Lot 8
Michael Smither
Thomas at the Bathroom Window
oil on board
signed and dated '69; title inscribed and signed verso
840mm x 845mm
$70,000 - $90,000
Illustrated: Trish Gribben, Michael Smither Painter, Ron Sang Publications, 2004 p. 66
The sixties was a time of prodigious output for Michael Smither. Having moved into The Gables in New Plymouth, Smither was to embark on an intense and intimate period of the portrayal of everyday family life. His nearest and dearest were his subject matter: his wife Elizabeth and his first two children, Thomas and Sarah, both born in that decade. Thomas at the Bathroom Window has all of the hallmarks of one such successful early domestic painting. Smither recalls the bathroom at The Gables as being “pokey, narrow and green” ¹, and certainly that is conveyed in the colour and unusual angles of the composition. The work is also notable for its animation of line, feelings of sentiment and nostalgia, and close observation. Who amongst us with children in their lives, has not found their child under the curtain staring out at the world? It is a place that they can enter only when supervised and that is filled with possible excitement, adventure and danger. Gazing with boundless wonder and fascination, Thomas sees the garden hose lying like a coiled snake, green against the green grass. Inside, spare details give a clear vision of period and place: the chunky ceramic sink looming towards us in the cramped space, slightly tired with its gaping overflow hole, prim taps and broken plug chain. The cap has been left off the toothpaste: a source of much tension in many households! And the worn toothbrushes of varying sizes are hanging on their hooks, assuring us that Thomas is but one member of a larger family.
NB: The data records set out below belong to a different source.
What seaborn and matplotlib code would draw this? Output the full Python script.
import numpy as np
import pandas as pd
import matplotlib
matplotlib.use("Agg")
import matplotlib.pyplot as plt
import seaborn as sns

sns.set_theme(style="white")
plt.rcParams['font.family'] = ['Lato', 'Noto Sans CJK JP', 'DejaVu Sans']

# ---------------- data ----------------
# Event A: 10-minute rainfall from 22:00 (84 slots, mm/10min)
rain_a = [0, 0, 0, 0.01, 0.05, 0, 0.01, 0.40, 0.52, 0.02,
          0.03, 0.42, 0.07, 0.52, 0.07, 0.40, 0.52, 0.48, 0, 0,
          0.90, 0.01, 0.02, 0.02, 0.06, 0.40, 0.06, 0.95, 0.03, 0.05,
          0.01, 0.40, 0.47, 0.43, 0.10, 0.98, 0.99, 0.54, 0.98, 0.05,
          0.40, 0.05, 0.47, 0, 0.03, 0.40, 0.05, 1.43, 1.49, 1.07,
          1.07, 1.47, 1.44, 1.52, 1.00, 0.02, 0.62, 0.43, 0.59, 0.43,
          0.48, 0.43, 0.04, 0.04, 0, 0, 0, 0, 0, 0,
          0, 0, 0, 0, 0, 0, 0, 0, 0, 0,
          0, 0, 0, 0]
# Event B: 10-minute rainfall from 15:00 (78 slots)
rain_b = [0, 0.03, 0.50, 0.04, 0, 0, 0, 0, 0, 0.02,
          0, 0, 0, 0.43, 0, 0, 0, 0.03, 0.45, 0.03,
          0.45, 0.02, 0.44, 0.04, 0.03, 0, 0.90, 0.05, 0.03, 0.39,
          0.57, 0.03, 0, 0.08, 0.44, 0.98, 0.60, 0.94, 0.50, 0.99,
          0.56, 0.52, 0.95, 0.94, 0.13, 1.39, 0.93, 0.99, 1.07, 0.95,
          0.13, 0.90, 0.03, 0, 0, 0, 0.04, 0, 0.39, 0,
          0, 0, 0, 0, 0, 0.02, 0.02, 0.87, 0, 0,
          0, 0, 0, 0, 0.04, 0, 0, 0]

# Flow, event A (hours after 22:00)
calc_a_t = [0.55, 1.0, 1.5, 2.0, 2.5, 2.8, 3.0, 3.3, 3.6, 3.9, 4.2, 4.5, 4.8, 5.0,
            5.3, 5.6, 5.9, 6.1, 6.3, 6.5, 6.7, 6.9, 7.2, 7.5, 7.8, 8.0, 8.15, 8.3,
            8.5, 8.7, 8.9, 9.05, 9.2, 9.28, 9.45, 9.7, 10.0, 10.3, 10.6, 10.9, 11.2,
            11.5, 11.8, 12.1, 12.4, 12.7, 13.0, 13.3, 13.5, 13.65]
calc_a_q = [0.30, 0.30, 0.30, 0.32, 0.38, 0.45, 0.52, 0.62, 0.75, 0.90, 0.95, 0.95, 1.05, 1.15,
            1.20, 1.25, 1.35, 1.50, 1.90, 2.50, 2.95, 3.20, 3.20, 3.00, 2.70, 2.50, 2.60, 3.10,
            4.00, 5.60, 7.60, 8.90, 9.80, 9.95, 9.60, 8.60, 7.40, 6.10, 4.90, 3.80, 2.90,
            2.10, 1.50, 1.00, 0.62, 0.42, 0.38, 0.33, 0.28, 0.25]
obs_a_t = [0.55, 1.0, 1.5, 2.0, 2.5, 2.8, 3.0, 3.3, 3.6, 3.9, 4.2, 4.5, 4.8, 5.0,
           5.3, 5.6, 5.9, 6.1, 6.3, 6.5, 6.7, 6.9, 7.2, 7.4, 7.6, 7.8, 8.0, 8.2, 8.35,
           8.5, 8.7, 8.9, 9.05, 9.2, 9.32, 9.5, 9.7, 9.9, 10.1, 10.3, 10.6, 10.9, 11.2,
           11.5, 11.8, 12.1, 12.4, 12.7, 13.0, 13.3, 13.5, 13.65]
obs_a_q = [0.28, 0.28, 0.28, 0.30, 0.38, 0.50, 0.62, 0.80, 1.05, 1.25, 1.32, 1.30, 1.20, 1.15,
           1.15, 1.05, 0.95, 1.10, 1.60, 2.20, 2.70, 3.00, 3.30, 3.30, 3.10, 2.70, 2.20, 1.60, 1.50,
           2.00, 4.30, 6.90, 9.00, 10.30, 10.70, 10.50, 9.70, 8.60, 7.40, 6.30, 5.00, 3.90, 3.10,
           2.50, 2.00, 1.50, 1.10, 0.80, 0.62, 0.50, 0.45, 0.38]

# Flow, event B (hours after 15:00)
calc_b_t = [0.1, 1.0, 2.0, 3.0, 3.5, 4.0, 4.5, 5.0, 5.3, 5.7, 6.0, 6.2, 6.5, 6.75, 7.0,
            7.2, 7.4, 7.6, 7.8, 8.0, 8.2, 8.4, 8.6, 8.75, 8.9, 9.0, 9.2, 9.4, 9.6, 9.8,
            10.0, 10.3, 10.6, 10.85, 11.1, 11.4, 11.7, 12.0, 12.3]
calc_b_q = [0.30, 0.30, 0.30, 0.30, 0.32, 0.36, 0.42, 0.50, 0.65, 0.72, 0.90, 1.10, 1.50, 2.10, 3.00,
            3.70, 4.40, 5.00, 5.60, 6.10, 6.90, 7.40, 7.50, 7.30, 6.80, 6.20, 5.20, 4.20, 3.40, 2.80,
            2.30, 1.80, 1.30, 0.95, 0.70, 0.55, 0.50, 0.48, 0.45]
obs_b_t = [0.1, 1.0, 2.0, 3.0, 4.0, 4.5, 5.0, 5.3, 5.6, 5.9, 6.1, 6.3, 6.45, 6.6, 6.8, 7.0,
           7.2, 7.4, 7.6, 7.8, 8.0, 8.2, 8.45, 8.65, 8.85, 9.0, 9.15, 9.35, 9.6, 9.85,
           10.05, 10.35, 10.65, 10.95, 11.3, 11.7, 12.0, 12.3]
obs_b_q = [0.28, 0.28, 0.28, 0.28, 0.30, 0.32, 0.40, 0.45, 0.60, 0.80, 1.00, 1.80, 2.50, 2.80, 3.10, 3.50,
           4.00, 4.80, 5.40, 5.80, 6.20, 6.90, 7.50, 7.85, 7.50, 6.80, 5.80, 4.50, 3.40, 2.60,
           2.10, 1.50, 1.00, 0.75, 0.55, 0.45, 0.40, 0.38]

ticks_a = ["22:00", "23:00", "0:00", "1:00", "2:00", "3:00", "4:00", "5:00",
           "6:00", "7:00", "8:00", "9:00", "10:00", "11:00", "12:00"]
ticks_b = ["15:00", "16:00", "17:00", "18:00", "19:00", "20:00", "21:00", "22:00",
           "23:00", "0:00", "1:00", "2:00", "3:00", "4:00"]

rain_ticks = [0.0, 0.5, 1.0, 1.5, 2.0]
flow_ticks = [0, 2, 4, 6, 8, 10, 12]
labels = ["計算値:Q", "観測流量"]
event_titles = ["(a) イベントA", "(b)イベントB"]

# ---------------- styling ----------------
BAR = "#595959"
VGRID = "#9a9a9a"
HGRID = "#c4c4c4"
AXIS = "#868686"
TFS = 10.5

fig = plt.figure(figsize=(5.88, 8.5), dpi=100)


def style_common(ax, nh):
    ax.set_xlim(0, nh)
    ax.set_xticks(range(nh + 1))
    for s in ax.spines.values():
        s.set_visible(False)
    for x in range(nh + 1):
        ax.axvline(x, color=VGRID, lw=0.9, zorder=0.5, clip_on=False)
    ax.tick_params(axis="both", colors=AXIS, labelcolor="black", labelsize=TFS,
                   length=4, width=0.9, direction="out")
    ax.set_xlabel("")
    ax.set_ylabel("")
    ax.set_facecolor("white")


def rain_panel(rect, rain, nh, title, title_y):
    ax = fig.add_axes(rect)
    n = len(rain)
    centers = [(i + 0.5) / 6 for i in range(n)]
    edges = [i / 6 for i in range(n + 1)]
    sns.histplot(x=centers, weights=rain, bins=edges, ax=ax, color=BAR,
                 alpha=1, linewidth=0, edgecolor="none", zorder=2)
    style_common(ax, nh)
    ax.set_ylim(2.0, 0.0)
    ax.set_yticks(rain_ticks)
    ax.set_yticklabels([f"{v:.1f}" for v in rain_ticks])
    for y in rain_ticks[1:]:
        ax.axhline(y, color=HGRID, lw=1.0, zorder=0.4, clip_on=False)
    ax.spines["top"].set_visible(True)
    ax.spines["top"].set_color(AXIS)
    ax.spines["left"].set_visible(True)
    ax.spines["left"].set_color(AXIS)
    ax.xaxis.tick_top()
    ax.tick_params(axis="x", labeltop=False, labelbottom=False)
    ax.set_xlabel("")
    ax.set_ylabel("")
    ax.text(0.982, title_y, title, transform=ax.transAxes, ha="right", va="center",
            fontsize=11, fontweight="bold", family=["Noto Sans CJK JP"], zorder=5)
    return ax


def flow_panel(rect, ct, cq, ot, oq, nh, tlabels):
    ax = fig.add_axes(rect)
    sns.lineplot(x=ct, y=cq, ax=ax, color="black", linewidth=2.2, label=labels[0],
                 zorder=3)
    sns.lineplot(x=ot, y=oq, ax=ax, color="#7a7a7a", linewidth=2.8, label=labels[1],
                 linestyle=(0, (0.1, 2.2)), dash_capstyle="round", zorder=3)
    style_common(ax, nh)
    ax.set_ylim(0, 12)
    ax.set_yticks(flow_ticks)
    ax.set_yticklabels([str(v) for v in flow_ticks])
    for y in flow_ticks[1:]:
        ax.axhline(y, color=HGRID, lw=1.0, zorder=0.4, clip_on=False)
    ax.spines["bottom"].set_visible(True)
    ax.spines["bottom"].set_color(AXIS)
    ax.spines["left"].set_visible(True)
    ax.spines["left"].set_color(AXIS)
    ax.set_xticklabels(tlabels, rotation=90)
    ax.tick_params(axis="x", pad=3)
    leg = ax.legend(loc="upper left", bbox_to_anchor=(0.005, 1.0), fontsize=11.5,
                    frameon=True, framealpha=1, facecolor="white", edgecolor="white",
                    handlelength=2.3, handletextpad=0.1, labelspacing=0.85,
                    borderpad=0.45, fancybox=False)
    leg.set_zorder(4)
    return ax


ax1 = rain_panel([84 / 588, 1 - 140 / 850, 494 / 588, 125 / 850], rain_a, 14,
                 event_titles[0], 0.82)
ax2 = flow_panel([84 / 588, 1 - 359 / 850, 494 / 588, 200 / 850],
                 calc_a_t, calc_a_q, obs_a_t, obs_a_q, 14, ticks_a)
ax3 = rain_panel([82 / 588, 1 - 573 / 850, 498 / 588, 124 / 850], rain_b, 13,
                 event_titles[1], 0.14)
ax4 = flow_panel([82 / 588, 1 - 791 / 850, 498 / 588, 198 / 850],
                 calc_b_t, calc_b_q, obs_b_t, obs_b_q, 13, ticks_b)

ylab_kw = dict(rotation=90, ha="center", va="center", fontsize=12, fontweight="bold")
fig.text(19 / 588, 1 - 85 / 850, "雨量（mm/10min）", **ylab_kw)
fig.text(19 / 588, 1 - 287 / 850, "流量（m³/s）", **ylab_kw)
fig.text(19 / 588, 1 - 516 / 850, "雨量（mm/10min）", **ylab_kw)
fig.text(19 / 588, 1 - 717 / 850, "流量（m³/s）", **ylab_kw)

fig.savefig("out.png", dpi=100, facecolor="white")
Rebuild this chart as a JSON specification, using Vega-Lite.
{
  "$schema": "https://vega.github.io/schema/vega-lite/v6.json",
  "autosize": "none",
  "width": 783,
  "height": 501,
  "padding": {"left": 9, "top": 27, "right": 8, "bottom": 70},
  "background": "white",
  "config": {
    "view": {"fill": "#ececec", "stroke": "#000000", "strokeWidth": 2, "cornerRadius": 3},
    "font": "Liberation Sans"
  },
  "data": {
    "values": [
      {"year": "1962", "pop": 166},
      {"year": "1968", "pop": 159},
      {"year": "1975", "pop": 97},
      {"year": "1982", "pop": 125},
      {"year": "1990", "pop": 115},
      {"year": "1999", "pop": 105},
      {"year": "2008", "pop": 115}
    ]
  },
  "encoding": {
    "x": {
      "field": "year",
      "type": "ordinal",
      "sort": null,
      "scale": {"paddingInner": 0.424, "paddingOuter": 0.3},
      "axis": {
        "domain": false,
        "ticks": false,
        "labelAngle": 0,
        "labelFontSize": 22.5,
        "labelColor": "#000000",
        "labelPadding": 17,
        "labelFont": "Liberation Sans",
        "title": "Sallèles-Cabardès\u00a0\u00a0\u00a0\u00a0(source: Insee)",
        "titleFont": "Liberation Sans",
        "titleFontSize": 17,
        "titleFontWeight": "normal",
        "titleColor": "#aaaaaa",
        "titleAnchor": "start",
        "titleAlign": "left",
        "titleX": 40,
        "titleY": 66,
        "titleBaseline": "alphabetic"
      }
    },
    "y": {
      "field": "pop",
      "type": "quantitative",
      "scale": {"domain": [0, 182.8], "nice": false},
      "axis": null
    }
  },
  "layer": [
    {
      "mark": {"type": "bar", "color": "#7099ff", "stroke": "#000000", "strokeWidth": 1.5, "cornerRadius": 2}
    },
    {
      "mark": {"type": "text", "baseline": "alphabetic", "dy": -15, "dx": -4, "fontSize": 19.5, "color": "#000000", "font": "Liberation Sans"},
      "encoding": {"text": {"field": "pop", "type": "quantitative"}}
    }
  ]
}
Smither is often quoted as saying he uses oil paint like modelling clay and Thomas’ trousers, the garden hose and the toothpaste tube are enlivened with three-dimensional writhing folds and twists of green, pink and blue. The citrus-fresh tones, oblique angles and checkerboard floor keep the eye circling between the interior and exterior spaces. EMMA FOX.
¹Trish Gribben, Michael Smither Painter, Ron Sang Publications, 2004, p. 66.